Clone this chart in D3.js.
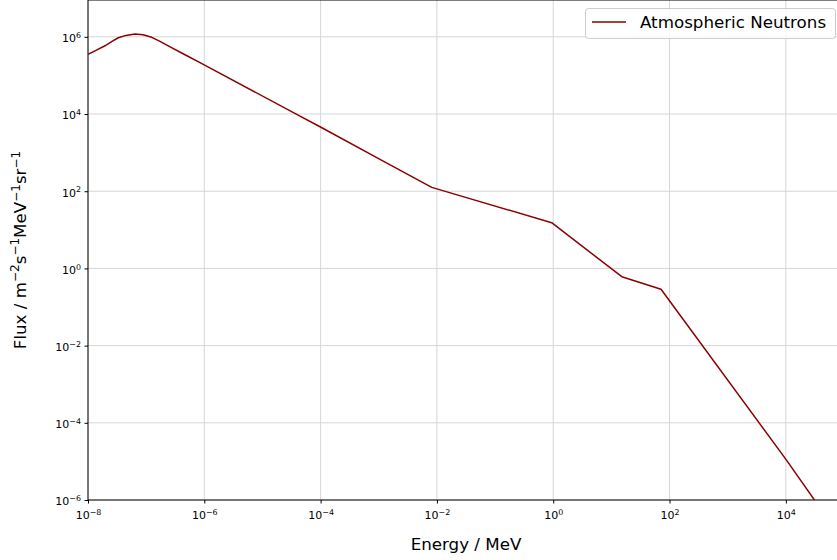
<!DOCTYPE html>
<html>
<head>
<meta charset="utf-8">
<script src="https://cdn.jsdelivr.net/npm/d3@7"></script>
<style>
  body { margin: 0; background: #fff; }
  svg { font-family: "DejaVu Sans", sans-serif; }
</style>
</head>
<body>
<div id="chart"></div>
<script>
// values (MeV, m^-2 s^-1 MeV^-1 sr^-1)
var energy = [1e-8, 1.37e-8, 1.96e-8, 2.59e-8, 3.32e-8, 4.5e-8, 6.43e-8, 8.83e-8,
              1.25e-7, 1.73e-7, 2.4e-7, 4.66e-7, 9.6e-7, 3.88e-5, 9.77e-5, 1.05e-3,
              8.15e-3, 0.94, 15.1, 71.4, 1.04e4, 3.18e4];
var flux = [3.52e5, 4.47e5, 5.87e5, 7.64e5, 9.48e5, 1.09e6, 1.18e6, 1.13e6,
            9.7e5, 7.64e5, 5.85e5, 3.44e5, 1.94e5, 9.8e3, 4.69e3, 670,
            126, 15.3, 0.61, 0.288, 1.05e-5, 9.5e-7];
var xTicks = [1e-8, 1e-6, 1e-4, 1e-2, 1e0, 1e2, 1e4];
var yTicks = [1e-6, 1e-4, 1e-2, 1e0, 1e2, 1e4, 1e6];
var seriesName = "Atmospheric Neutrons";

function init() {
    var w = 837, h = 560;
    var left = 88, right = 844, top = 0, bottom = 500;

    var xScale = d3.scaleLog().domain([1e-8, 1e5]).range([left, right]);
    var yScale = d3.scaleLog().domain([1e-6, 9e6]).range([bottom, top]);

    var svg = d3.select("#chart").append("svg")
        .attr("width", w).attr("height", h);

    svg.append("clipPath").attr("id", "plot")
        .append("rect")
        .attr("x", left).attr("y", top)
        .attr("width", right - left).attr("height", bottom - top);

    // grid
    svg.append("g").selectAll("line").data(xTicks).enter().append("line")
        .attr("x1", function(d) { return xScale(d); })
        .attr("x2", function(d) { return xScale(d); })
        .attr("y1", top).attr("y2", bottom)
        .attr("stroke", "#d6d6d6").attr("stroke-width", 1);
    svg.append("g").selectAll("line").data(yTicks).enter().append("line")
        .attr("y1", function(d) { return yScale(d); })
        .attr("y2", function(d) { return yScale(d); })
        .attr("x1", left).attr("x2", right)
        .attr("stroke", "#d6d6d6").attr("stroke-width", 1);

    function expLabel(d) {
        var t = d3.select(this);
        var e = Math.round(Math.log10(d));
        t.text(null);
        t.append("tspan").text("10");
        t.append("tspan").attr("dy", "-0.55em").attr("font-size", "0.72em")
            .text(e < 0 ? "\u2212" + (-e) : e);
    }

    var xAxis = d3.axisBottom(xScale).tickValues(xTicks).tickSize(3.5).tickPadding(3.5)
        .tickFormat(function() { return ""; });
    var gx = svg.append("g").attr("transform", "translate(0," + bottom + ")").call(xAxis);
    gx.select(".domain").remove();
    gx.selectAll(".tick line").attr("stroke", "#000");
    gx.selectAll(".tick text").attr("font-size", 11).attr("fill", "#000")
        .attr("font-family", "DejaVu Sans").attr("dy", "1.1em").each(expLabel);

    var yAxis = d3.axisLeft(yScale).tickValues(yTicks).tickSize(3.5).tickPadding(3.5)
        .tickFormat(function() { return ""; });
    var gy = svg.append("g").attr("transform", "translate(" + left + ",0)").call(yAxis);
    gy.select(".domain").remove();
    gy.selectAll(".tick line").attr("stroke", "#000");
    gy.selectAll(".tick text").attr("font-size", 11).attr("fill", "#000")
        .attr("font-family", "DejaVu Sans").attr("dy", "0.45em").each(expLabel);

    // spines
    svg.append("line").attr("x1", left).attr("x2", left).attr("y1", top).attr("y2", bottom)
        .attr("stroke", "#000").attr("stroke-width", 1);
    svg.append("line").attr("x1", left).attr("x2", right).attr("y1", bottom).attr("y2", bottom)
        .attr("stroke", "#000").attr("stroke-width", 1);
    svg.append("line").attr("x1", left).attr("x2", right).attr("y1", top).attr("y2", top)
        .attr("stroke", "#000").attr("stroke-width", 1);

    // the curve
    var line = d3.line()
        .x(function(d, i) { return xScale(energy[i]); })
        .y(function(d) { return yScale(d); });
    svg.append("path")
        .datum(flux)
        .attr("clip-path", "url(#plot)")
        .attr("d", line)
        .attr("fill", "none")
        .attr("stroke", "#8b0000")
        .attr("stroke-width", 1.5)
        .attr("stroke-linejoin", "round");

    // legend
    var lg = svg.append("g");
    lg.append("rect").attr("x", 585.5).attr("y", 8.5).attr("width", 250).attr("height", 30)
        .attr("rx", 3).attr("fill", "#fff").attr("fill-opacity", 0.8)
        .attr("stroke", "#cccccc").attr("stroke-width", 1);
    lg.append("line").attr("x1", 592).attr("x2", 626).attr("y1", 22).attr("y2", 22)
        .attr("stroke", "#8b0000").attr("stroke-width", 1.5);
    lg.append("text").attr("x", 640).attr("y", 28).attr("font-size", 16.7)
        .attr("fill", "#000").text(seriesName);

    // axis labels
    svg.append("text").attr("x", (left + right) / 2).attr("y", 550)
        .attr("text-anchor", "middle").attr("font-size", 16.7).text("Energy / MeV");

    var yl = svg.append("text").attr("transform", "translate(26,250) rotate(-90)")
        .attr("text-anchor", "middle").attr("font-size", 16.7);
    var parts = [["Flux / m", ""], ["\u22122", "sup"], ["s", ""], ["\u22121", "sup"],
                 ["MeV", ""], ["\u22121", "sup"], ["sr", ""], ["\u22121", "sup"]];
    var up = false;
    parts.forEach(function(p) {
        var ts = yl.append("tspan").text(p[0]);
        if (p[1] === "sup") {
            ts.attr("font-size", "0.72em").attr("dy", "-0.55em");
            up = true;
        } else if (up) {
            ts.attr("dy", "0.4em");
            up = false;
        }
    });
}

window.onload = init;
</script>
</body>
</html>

- **EXERCISE DIRECTIONS**
The data above needs to be retyped exactly, with the images left out.

- **OUTPUT FOR THIS TASK**
Clone this chart in D3.js.
<!DOCTYPE html>
<html>
<head>
<meta charset="utf-8">
<script src="https://cdn.jsdelivr.net/npm/d3@7"></script>
<style>
  body { margin: 0; background: #fff; }
  svg { font-family: "DejaVu Sans", sans-serif; }
</style>
</head>
<body>
<div id="chart"></div>
<script>
// values (MeV, m^-2 s^-1 MeV^-1 sr^-1)
var energy = [1e-8, 1.37e-8, 1.96e-8, 2.59e-8, 3.32e-8, 4.5e-8, 6.43e-8, 8.83e-8,
              1.25e-7, 1.73e-7, 2.4e-7, 4.66e-7, 9.6e-7, 3.88e-5, 9.77e-5, 1.05e-3,
              8.15e-3, 0.94, 15.1, 71.4, 1.04e4, 3.18e4];
var flux = [3.52e5, 4.47e5, 5.87e5, 7.64e5, 9.48e5, 1.09e6, 1.18e6, 1.13e6,
            9.7e5, 7.64e5, 5.85e5, 3.44e5, 1.94e5, 9.8e3, 4.69e3, 670,
            126, 15.3, 0.61, 0.288, 1.05e-5, 9.5e-7];
var xTicks = [1e-8, 1e-6, 1e-4, 1e-2, 1e0, 1e2, 1e4];
var yTicks = [1e-6, 1e-4, 1e-2, 1e0, 1e2, 1e4, 1e6];
var seriesName = "Atmospheric Neutrons";

function init() {
    var w = 837, h = 560;
    var left = 88, right = 844, top = 0, bottom = 500;

    var xScale = d3.scaleLog().domain([1e-8, 1e5]).range([left, right]);
    var yScale = d3.scaleLog().domain([1e-6, 9e6]).range([bottom, top]);

    var svg = d3.select("#chart").append("svg")
        .attr("width", w).attr("height", h);

    svg.append("clipPath").attr("id", "plot")
        .append("rect")
        .attr("x", left).attr("y", top)
        .attr("width", right - left).attr("height", bottom - top);

    // grid
    svg.append("g").selectAll("line").data(xTicks).enter().append("line")
        .attr("x1", function(d) { return xScale(d); })
        .attr("x2", function(d) { return xScale(d); })
        .attr("y1", top).attr("y2", bottom)
        .attr("stroke", "#d6d6d6").attr("stroke-width", 1);
    svg.append("g").selectAll("line").data(yTicks).enter().append("line")
        .attr("y1", function(d) { return yScale(d); })
        .attr("y2", function(d) { return yScale(d); })
        .attr("x1", left).attr("x2", right)
        .attr("stroke", "#d6d6d6").attr("stroke-width", 1);

    function expLabel(d) {
        var t = d3.select(this);
        var e = Math.round(Math.log10(d));
        t.text(null);
        t.append("tspan").text("10");
        t.append("tspan").attr("dy", "-0.55em").attr("font-size", "0.72em")
            .text(e < 0 ? "\u2212" + (-e) : e);
    }

    var xAxis = d3.axisBottom(xScale).tickValues(xTicks).tickSize(3.5).tickPadding(3.5)
        .tickFormat(function() { return ""; });
    var gx = svg.append("g").attr("transform", "translate(0," + bottom + ")").call(xAxis);
    gx.select(".domain").remove();
    gx.selectAll(".tick line").attr("stroke", "#000");
    gx.selectAll(".tick text").attr("font-size", 11).attr("fill", "#000")
        .attr("font-family", "DejaVu Sans").attr("dy", "1.1em").each(expLabel);

    var yAxis = d3.axisLeft(yScale).tickValues(yTicks).tickSize(3.5).tickPadding(3.5)
        .tickFormat(function() { return ""; });
    var gy = svg.append("g").attr("transform", "translate(" + left + ",0)").call(yAxis);
    gy.select(".domain").remove();
    gy.selectAll(".tick line").attr("stroke", "#000");
    gy.selectAll(".tick text").attr("font-size", 11).attr("fill", "#000")
        .attr("font-family", "DejaVu Sans").attr("dy", "0.45em").each(expLabel);

    // spines
    svg.append("line").attr("x1", left).attr("x2", left).attr("y1", top).attr("y2", bottom)
        .attr("stroke", "#000").attr("stroke-width", 1);
    svg.append("line").attr("x1", left).attr("x2", right).attr("y1", bottom).attr("y2", bottom)
        .attr("stroke", "#000").attr("stroke-width", 1);
    svg.append("line").attr("x1", left).attr("x2", right).attr("y1", top).attr("y2", top)
        .attr("stroke", "#000").attr("stroke-width", 1);

    // the curve
    var line = d3.line()
        .x(function(d, i) { return xScale(energy[i]); })
        .y(function(d) { return yScale(d); });
    svg.append("path")
        .datum(flux)
        .attr("clip-path", "url(#plot)")
        .attr("d", line)
        .attr("fill", "none")
        .attr("stroke", "#8b0000")
        .attr("stroke-width", 1.5)
        .attr("stroke-linejoin", "round");

    // legend
    var lg = svg.append("g");
    lg.append("rect").attr("x", 585.5).attr("y", 8.5).attr("width", 250).attr("height", 30)
        .attr("rx", 3).attr("fill", "#fff").attr("fill-opacity", 0.8)
        .attr("stroke", "#cccccc").attr("stroke-width", 1);
    lg.append("line").attr("x1", 592).attr("x2", 626).attr("y1", 22).attr("y2", 22)
        .attr("stroke", "#8b0000").attr("stroke-width", 1.5);
    lg.append("text").attr("x", 640).attr("y", 28).attr("font-size", 16.7)
        .attr("fill", "#000").text(seriesName);

    // axis labels
    svg.append("text").attr("x", (left + right) / 2).attr("y", 550)
        .attr("text-anchor", "middle").attr("font-size", 16.7).text("Energy / MeV");

    var yl = svg.append("text").attr("transform", "translate(26,250) rotate(-90)")
        .attr("text-anchor", "middle").attr("font-size", 16.7);
    var parts = [["Flux / m", ""], ["\u22122", "sup"], ["s", ""], ["\u22121", "sup"],
                 ["MeV", ""], ["\u22121", "sup"], ["sr", ""], ["\u22121", "sup"]];
    var up = false;
    parts.forEach(function(p) {
        var ts = yl.append("tspan").text(p[0]);
        if (p[1] === "sup") {
            ts.attr("font-size", "0.72em").attr("dy", "-0.55em");
            up = true;
        } else if (up) {
            ts.attr("dy", "0.4em");
            up = false;
        }
    });
}

window.onload = init;
</script>
</body>
</html>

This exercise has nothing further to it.